Fillon’s win a turning point in French presidential election

PM under Sarkozy based comeback on €110bn in spending cuts and social conservatism

François Fillon’s victory in the first round of the conservative Les Républicains’ primary on Sunday night marks an extraordinary comeback for the right-wing politician, and a turning point in the French presidential election campaign.

Fillon's meteoric rise – he gained more than 30 percentage points in the last two weeks of the campaign – ended the career of former president Nicolas Sarkozy and endangered the candidacy of Alain Juppé, who for more than two years appeared likely to succeed François Hollande.

In an era of populist rabble-rousers , Fillon (62) has the air of a country gentleman farmer, with his tweed jackets, self-effacing manners and careful diction. His Welsh wife, Penelope, and their five children, complete the picture of provincial domesticity.

But Fillon is also a stubborn and resilient risk-taker. Born in Le Mans, he made race car driving his hobby.

READ MORE

Ninety-four per cent of the more than four million people who voted in Sunday’s conservative primary believe the ultimate winner – Fillon or Juppé – will go to the Élysée next May, Émile Leclerc of the Odoxa polling agency said.

The logic runs like this: despite Marine Le Pen’s popularity, voters are not yet ready to elect the leader of the extreme right-wing Front National (FN) to France’s highest office. The left is in tatters, and polls indicate the conservative candidate will defeat Le Pen in the runoff next May.

That is to say, polls indicated that Juppé would defeat Le Pen. Fillon’s ability to do so is the key question of the next six months, if he snatches the nomination from Juppé in next Sunday’s run-off .

Fillon came in 16 percentage points ahead of Juppé in the first round. More than 80 per cent of those who voted for Sarkozy said they would transfer their vote to Fillon, not Juppé. So it is hard to see how Juppé can recover. The televised debate between the two on Thursday night will be crucial.

Middle ground

Fillon seems to offer a middle ground to conservative voters, between Sarkozy’s hard-right positions, modelled after those of the FN, and Juppé’s promise of a centrist, low-key transition, judged “too moderate” by Fillon.

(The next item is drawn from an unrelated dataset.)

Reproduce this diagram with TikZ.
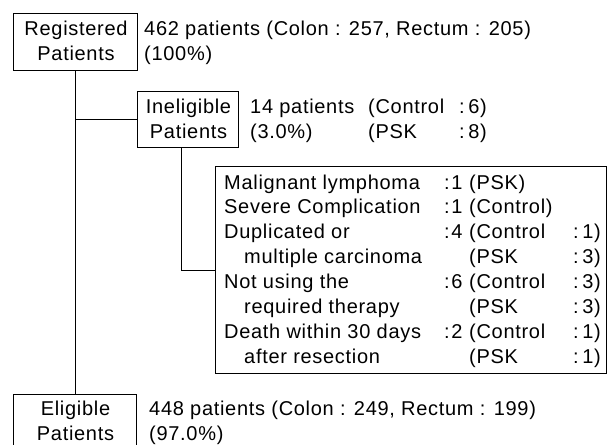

Fillon bucked two important international trends. Having served in elected office continuously for the past 35 years, he is very much a figure of the “establishment”.  And following on years of anti-austerity revolts, he has promised the French a mega dose of austerity, including €110 billion in government spending cuts and the firing of more than half a million civil servants.

The attack on the civil service could be Fillon’s undoing, when one considers that government workers represent a nearly a quarter of salaried employees.

Jean-Marie Le Guen, the socialist secretary of state for parliamentary affairs, fretted on Sunday night that Fillon would not be able to defeat Le Pen because the “republican pact”, whereby left- and right-wing voters join together to block the FN, would break down. Left-wing voters would simply not be able to stomach Fillon’s “Thatcherist” policies, Le Guen predicted.

One-third of Fillon’s cuts would come from central government, 20 per cent from local and regional governments, and the rest from social security. That would mean raising the retirement age from 62 to 65, forcing civil servants to work 39, rather than 35 hours a week, and allowing private sector bosses to require employees to work up to 48 hours a week, the maximum allowed by EU regulations.

Fillon would use a 2 percentage point rise in VAT to finance cuts in social charges on businesses.

He claims his programme would reduce unemployment from 10 to below 7 per cent within five years, and make France the leading economy in Europe within a decade.

Social conservative

Fillon the economic liberal is a social conservative. His “pro-family” policies have made him the favourite candidate of the religious right, who demonstrated against the legalistion of same-sex marriage. Fillon would not rescind the law, because “one cannot unmarry people who are already married”, but he would restrict adoption by homosexual couples, make them ineligible for medically assisted procreation, and revoke the circular that allows children conceived by surrogate mothers abroad on behalf of gay couples to obtain French identity papers.

In foreign policy, Fillon has cultivated a personal friendship with Vladimir Putin, whom he met when both were prime ministers. He advocates an alliance with Russia, Iran and the Syrian president Bashar al-Assad to defeat Islamic State.

On Sunday night, Fillon took revenge on Sarkozy, who made his life a misery for the five years he served as Sarkozy's prime minister. Sarkozy wanted to be the "hyper president", who controlled everything. While Sarkozy soaked up the limelight, Fillon mouldered in the shadows, taking the blame for all that went wrong. He left the prime minister's office in 2012 a broken man, then began the long path to what Le Monde called his "astounding resurrection".